* Recorded data
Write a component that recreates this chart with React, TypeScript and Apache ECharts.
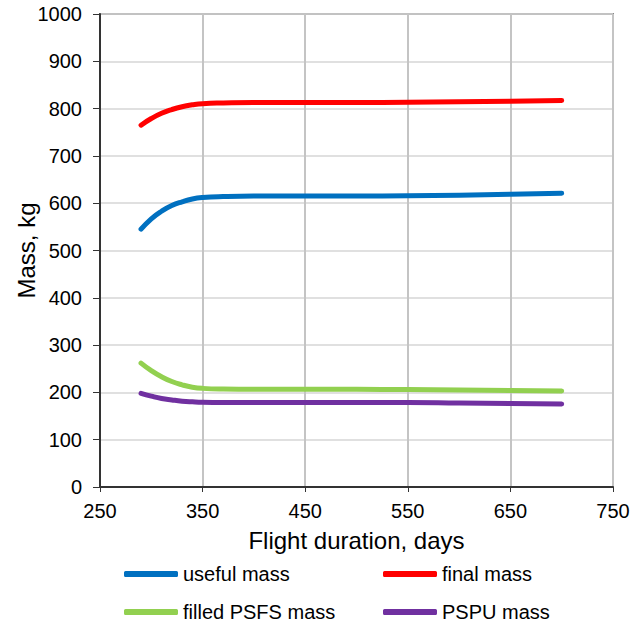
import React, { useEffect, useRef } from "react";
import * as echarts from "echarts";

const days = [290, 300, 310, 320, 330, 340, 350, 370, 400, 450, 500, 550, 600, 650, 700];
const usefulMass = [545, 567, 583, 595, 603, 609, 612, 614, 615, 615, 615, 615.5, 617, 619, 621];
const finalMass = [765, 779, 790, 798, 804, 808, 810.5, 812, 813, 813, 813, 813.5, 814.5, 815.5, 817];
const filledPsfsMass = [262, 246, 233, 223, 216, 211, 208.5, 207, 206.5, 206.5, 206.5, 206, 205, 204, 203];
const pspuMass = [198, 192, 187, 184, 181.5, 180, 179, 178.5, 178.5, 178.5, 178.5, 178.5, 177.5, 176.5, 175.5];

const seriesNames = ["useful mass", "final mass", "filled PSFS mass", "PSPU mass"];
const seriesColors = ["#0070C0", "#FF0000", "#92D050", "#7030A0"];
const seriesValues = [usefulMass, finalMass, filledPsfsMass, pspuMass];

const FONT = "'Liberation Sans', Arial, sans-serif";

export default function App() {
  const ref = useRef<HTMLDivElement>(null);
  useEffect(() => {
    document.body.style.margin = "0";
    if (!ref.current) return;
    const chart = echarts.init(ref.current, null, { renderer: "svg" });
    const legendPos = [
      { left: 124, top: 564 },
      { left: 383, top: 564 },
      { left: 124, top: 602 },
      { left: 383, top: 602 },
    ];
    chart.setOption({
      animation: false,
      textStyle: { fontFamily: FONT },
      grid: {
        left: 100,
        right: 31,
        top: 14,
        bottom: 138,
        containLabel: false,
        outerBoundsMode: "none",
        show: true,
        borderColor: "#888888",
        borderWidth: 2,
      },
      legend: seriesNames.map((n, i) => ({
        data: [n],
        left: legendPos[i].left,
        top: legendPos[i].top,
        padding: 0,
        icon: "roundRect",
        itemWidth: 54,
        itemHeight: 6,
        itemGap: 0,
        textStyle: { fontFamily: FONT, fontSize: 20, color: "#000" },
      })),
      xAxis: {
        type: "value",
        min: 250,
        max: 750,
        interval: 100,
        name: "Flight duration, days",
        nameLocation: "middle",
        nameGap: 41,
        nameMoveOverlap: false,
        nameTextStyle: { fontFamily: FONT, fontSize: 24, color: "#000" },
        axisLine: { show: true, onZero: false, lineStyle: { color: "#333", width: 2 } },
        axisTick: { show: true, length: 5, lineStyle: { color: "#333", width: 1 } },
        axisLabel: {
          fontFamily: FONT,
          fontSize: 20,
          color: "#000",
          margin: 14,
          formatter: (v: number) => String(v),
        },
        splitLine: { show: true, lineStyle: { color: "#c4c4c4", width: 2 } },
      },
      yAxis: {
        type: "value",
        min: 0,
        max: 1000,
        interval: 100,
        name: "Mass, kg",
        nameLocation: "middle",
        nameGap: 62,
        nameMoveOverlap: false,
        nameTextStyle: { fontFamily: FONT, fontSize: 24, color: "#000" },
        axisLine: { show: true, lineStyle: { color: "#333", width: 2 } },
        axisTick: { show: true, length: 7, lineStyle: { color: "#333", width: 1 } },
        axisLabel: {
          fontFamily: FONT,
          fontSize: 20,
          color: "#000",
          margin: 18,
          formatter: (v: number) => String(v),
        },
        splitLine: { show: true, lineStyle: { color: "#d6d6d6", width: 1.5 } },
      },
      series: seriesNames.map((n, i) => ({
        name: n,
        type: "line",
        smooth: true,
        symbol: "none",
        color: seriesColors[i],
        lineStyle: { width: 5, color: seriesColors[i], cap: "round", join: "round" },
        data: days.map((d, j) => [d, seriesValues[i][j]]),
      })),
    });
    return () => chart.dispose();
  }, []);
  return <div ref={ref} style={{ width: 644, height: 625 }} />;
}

* What is being asked
Pictures are excluded: retype only the lines from the beginning of the listing above through the line with "finalMass, filledPsfsMass, pspuMass];", both included.

* Finished exercise
Write a component that recreates this chart with React, TypeScript and Apache ECharts.
import React, { useEffect, useRef } from "react";
import * as echarts from "echarts";

const days = [290, 300, 310, 320, 330, 340, 350, 370, 400, 450, 500, 550, 600, 650, 700];
const usefulMass = [545, 567, 583, 595, 603, 609, 612, 614, 615, 615, 615, 615.5, 617, 619, 621];
const finalMass = [765, 779, 790, 798, 804, 808, 810.5, 812, 813, 813, 813, 813.5, 814.5, 815.5, 817];
const filledPsfsMass = [262, 246, 233, 223, 216, 211, 208.5, 207, 206.5, 206.5, 206.5, 206, 205, 204, 203];
const pspuMass = [198, 192, 187, 184, 181.5, 180, 179, 178.5, 178.5, 178.5, 178.5, 178.5, 177.5, 176.5, 175.5];

const seriesNames = ["useful mass", "final mass", "filled PSFS mass", "PSPU mass"];
const seriesColors = ["#0070C0", "#FF0000", "#92D050", "#7030A0"];
const seriesValues = [usefulMass, finalMass, filledPsfsMass, pspuMass];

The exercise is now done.